I got my dad four different flavors of cake for Father's Day: double fudge, chocolate, coconut, and carrot. I'm convinced that inside my father's mouth is just one large tooth. One, large, sweet tooth. All of his teeth have just joined together in his mouth to form this one giant sweet tooth. The man loves sweets.
I also got him a gift card to Books-A-Million. I've also given him one of these for the last two Christmas. He informed me that he still had the two I'd given him for the last two Christmases and I said, "Dad! Why don't you use them? You could get coffee and sweets from the cafe. Or you could buy art books. Or a thousand bookmarks; I mean, the possibilities are endless!" He replied, "Oh no! I have been using them! I use the gift cards all the time!" Me: "Wow, you must be pretty thrifty with them, then. I think it was only like $25 on each of the gift cards. So you've found some good bargains, huh?" Dad: "Oh, I buy books all the time. I buy 'em off of the bargain shelves, bring 'em home, read 'em, then take 'em back when I'm finished reading 'em and they apply the refund straight back to the gift cards."
Attention Books-A-Million: LOOPHOLE alert. You may want to look into this.
So I figure that $15 gift card for Father's Day, combined with the two gift cards from Christmas's past, will allow my father to buy books from Books-A-Million well into the twenty-second century.
ANYway, I know it's going to sound weird, but in honor of Father's Day, I wanted to give you a "Mom-ism". I went over to my parents' house last night to see my dad and to drop off his gifts and somehow, this is how the night ended:
Molly, my little sister, who I'll remind you is actually named "Victoria Marie", yet has been called "Molly" since she came out of the womb because my mom is convinced that "Molly" is a nickname for "Marie", was regaling us with a story of how she went to Starbucks yesterday. You know how they ask you what your name is so they can write it on your cup? Well, of course, Molly, said "Molly", but when she got her White Chocolate Mocha Frap, it said "Pally" on the side. We laughed, then this:
Me: "Well, a lot of times, I'll introduce myself to someone and they'll think I said 'Peggy'. 'Peyton'? 'Peggy'? Doesn't make a lot of sense to me, but it happens all the time."
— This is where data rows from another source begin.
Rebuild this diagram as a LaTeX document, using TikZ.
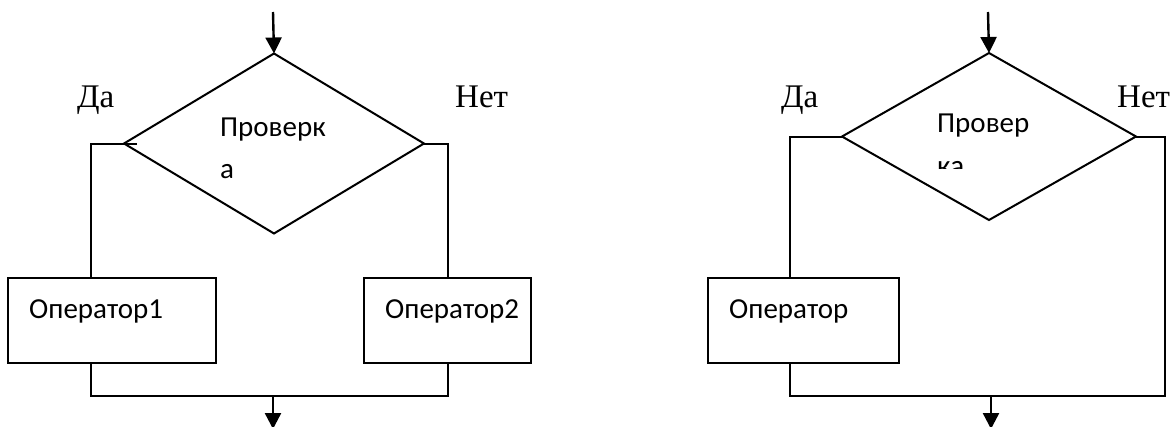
\documentclass[tikz,border=0pt]{standalone}
\usepackage{fontspec}
\setmainfont{Liberation Serif}
\newfontfamily\calfont{Carlito}
\usetikzlibrary{arrows.meta,shapes.geometric}
\tikzset{
  ln/.style={line width=2pt, line join=miter},
  arr/.style={line width=2.4pt, -{Triangle[length=16pt,width=16pt]}},
  dia/.style={draw, ln, diamond, inner sep=0pt, outer sep=0pt},
  opbox/.style={draw, ln, rectangle, inner sep=0pt, outer sep=0pt, minimum height=85pt},
  lbl/.style={font=\fontsize{33pt}{38pt}\selectfont, inner sep=0pt, anchor=base west},
  txt/.style={font=\calfont\fontsize{29pt}{34pt}\selectfont, inner sep=0pt, anchor=base west}
}
\begin{document}
\begin{tikzpicture}[x=1pt,y=-1pt]
\useasboundingbox (0,0) rectangle (1173,426);
% ---------- left diagram ----------
\node[dia, minimum width=300pt, minimum height=180pt] (d1) at (274,143.5) {};
\node[opbox, minimum width=208pt] (b1) at (112,320.5) {};
\node[opbox, minimum width=167pt] (b2) at (447.5,320.5) {};
\coordinate (s1) at (273,12);
\coordinate (j1) at (91,396);
\coordinate (j2) at (448,396);
\coordinate (m1) at (273,396);
\coordinate (e1) at (273,429);
\draw[arr] (s1) -- (d1.north);
\draw[ln] ([xshift=13pt]d1.west) -- (d1.west -| j1) -- (b1.north -| j1);
\draw[ln] (d1.east) -- (d1.east -| j2) -- (b2.north -| j2);
\draw[ln] (b1.south -| j1) -- (j1) -- (j2) -- (b2.south -| j2);
\draw[arr] (m1) -- (e1);
\node[lbl] (da1) at (77,107) {Да};
\node[lbl] (net1) at (455,107) {Нет};
\node[txt] (t1a) at (220,136) {Проверк};
\node[txt] (t1b) at (220,178) {а};
\node[txt] (o1) at (29,318) {Оператор1};
\node[txt] (o2) at (385,318) {Оператор2};
% ---------- right diagram ----------
\node[dia, minimum width=294pt, minimum height=167pt] (d2) at (989,136.5) {};
\node[opbox, minimum width=191pt] (b3) at (803.5,320.5) {};
\coordinate (s2) at (988,12);
\coordinate (j3) at (790,396);
\coordinate (j4) at (1165,396);
\coordinate (m2) at (991,396);
\coordinate (e2) at (991,429);
\draw[arr] (s2) -- (d2.north);
\draw[ln] (d2.west) -- (d2.west -| j3) -- (b3.north -| j3);
\draw[ln] (b3.south -| j3) -- (j3) -- (j4) -- (d2.east -| j4) -- (d2.east);
\draw[arr] (m2) -- (e2);
\node[lbl] (da2) at (781,107) {Да};
\node[lbl] (net2) at (1117,107) {Нет};
\node[txt] (t2a) at (937,132) {Провер};
\begin{scope}
  \clip (900,140) rectangle (1080,168);
  \node[txt] (t2b) at (937,175) {ка};
\end{scope}
\node[txt] (o3) at (729,318) {Оператор};
\end{tikzpicture}
\end{document}
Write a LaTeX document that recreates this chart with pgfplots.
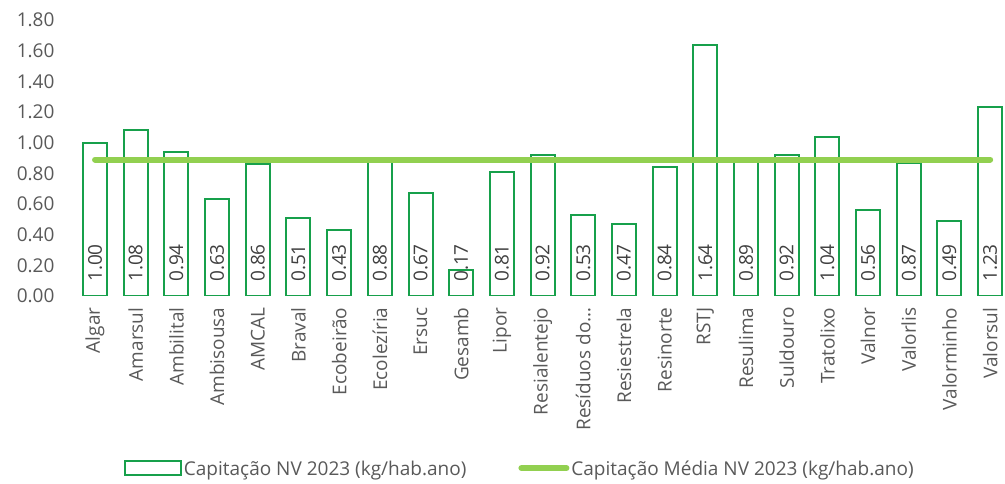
\documentclass[border=0pt]{standalone}
\usepackage{fontspec}
\setmainfont{Open Sans}
\usepackage{pgfplots}
\pgfplotsset{compat=1.18}
\definecolor{barg}{HTML}{17A04B}
\definecolor{lineg}{HTML}{92D050}
\definecolor{tickc}{HTML}{595959}
\definecolor{valc}{HTML}{404040}
\newcommand{\f}{\fontsize{19}{23}\selectfont}
\pgfplotsset{
    barleg/.style={legend image code/.code={\draw[##1] (0pt,-6pt) rectangle (56pt,8pt);}},
    lineleg/.style={legend image code/.code={\draw[##1] (0pt,1pt) -- (45pt,1pt);}},
}
\begin{document}
\begin{tikzpicture}
\useasboundingbox (-80pt,-188pt) rectangle (925pt,296pt);
\begin{axis}[
    scale only axis,
    width=924pt, height=276pt,
    xmin=-0.37, xmax=22.34,
    ymin=0, ymax=1.8,
    axis line style={draw=none},
    tick style={draw=none},
    ytick={0,0.2,0.4,0.6,0.8,1.0,1.2,1.4,1.6,1.8},
    yticklabel style={/pgf/number format/.cd, fixed, fixed zerofill, precision=2, assume math mode=true, /tikz/.cd, font=\f, color=tickc},
    yticklabel shift=22pt,
    xtick={0,...,22},
    xticklabels={Algar,Amarsul,Ambilital,Ambisousa,AMCAL,Braval,Ecobeirão,Ecolezíria,Ersuc,Gesamb,Lipor,Resialentejo,Resíduos do…,Resiestrela,Resinorte,RSTJ,Resulima,Suldouro,Tratolixo,Valnor,Valorlis,Valorminho,Valorsul},
    x tick label style={rotate=90, anchor=east, font=\f, color=tickc},
    xticklabel shift=8pt,
    legend columns=2,
    legend style={at={(0.476,-0.627)}, anchor=center, draw=none, font=\f, text=tickc,
        /tikz/every even column/.append style={column sep=50pt}},
]
\addplot[ybar, bar width=24pt, draw=barg, fill=white, line width=2pt, barleg]
    coordinates {(0,1.00) (1,1.08) (2,0.94) (3,0.63) (4,0.86) (5,0.51) (6,0.43) (7,0.88) (8,0.67) (9,0.17) (10,0.81) (11,0.92) (12,0.53) (13,0.47) (14,0.84) (15,1.64) (16,0.89) (17,0.92) (18,1.04) (19,0.56) (20,0.87) (21,0.49) (22,1.23)};
\addlegendentry{Capitação NV 2023 (kg/hab.ano)}
\addplot[lineg, line width=6pt, line cap=round, lineleg]
    coordinates {(0,0.89) (22,0.89)};
\addlegendentry{Capitação Média NV 2023 (kg/hab.ano)}
\addplot[draw=none, mark=none, forget plot, nodes near coords, point meta=explicit symbolic,
    every node near coord/.append style={anchor=west, rotate=90, xshift=14pt, inner sep=0pt, font=\f, color=valc}]
    coordinates {(0,0) [1.00] (1,0) [1.08] (2,0) [0.94] (3,0) [0.63] (4,0) [0.86] (5,0) [0.51] (6,0) [0.43] (7,0) [0.88] (8,0) [0.67] (9,0) [0.17] (10,0) [0.81] (11,0) [0.92] (12,0) [0.53] (13,0) [0.47] (14,0) [0.84] (15,0) [1.64] (16,0) [0.89] (17,0) [0.92] (18,0) [1.04] (19,0) [0.56] (20,0) [0.87] (21,0) [0.49] (22,0) [1.23]};
\end{axis}
\end{tikzpicture}
\end{document}
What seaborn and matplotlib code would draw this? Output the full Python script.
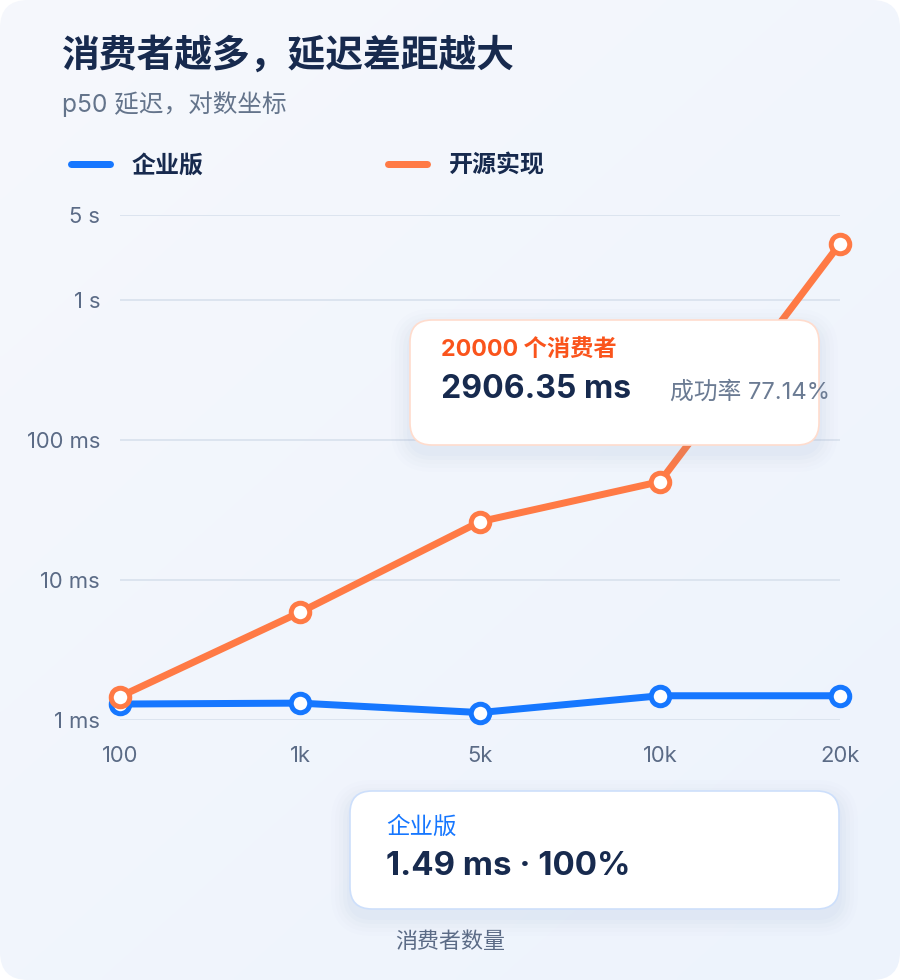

My mother, God love her: "Well, you know 'Peggy' is a nickname for 'Margaret'."
Me: "Geez mom. What are you, the walking dictionary of nicknames? And I'm just going to have to take your word for it on that one because that makes about as much sense as Molly being a nickname for Marie. What. Ev. Dad, love you, happy Father's Day, enjoy your gifts, I'm outta this crazy house."
(Side Note: Yahoo Answers and Wiki Answers do, in fact, confirm that Peggy is a nickname for Margaret. That doesn't mean that it makes any more sense though. Oh well, mom, I'll give you this one. Mom: 1, Peyton: 4,837.)
So Dad, in honor of Father's Day, bless your soul. Bless your ever-loving heart. Bless you for putting up with my mother for thirty plus years. You're a better man than I am. Oh, and I love you.
1 comment:
This made me cry with laughter. From the loophole to how your mom knows the randomest nicknames.
Oh, and people always think I say "Stephanie." I once told someone when they kept having me repeat my name, "It's like Stephanie, but with a B." Then I got to thinking about it and realized that in fact, it's not like that at all. Because then my name would be "Bephanie" and that's just silly.
Ok, sorry for blogging on your blog. But thanks for always cracking me up!